The OBR's curious predictions

The Office for Budget Responsibility (OBR) recently published its predictions about how the cost of environmental levies might change over the next few years. The picture painted was somewhat less appalling than it might have been because, or so the OBR claims, renewables generators are going to be paying back into the Contracts for Difference (CfD) scheme at a steadily increasing rate.

The CfD scheme essentially gives generators a fixed price for power. If market prices are below the agreed “strike price” they get a subsidy for the difference, but if they are above it, they have to pay the difference back into the scheme. In five years’ time they will allegedly be handing back nearly £4 billion per year.

However, the forecast of a steadily increasing repayment involves some remarkable assumptions about the future. Let me explain why.

The pattern of steadily increasing repayments predicted by the OBR must be due either to increasing volume – in other words, an increasing capacity of generation operating in the CfD scheme – or to market prices rising further and further above strike prices.
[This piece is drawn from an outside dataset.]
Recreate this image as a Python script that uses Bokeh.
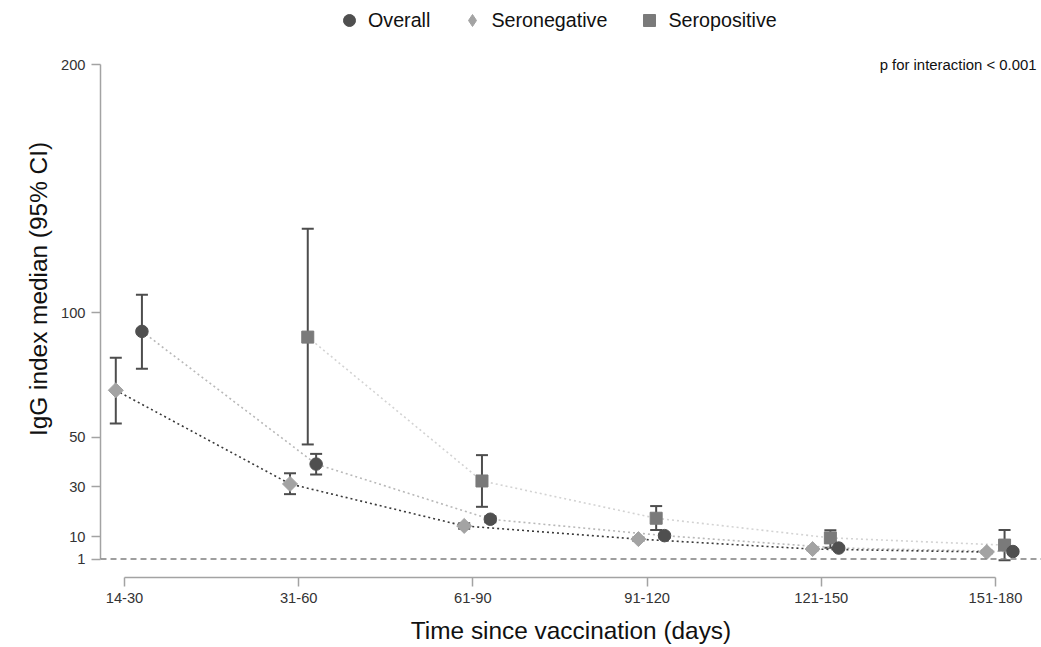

A moment’s reflection shows that increasing volume cannot be the explanation. A generator will only sign up for the CfD scheme if market prices are low and are expected to remain low. Otherwise, they will not sign up. This is precisely what we have seen since the start of the energy crisis. With high market prices readily available, almost no new capacity has become operational inside the scheme. That’s because doing so would probably involve handing cash over to consumers, and what business likes to do that?

Could the OBR be thinking that lots of generators will sign up for the scheme as the result of a fall in market prices? No, because if prices are low then the scheme will be paying out subsidies. A fall in prices followed by a rise? That doesn’t work either, because it doesn’t equate with the OBR’s prediction of steadily increasing repayments.

With market prices high, and expected to go higher, it is therefore extraordinarily unlikely that any further capacity will be added to the scheme. The OBR must therefore be basing their prediction on an expectation of rising market prices for those generators who are already signed up.

But how high would those prices have to go to explain to get to the £3.8 billion figure for 2027/28? If no capacity is added to the fleet in the next six years – as seems likely – then we can assume that it will be generating the same amount of electricity in 2027/28 as it did in 2022. We can also make a guesstimate that strike prices will increase by about 25% over the same period, roughly the same has they have done over the last five years. If those figures are correct, then the OBR’s figure of a £3.8 billion payback in 2027/28 requires market prices to average over £500/MWh, more than twice what they were during the energy crisis last year.

Of course there is a third explanation for the OBR’s numbers, which is that they are entirely baseless – a work of fiction designed to make the burden of green levies look a little less appalling than it otherwise would. But the Westminster machine would never do something so deceptive…would they?

Andrew Montford

The author is the director of Net Zero Watch.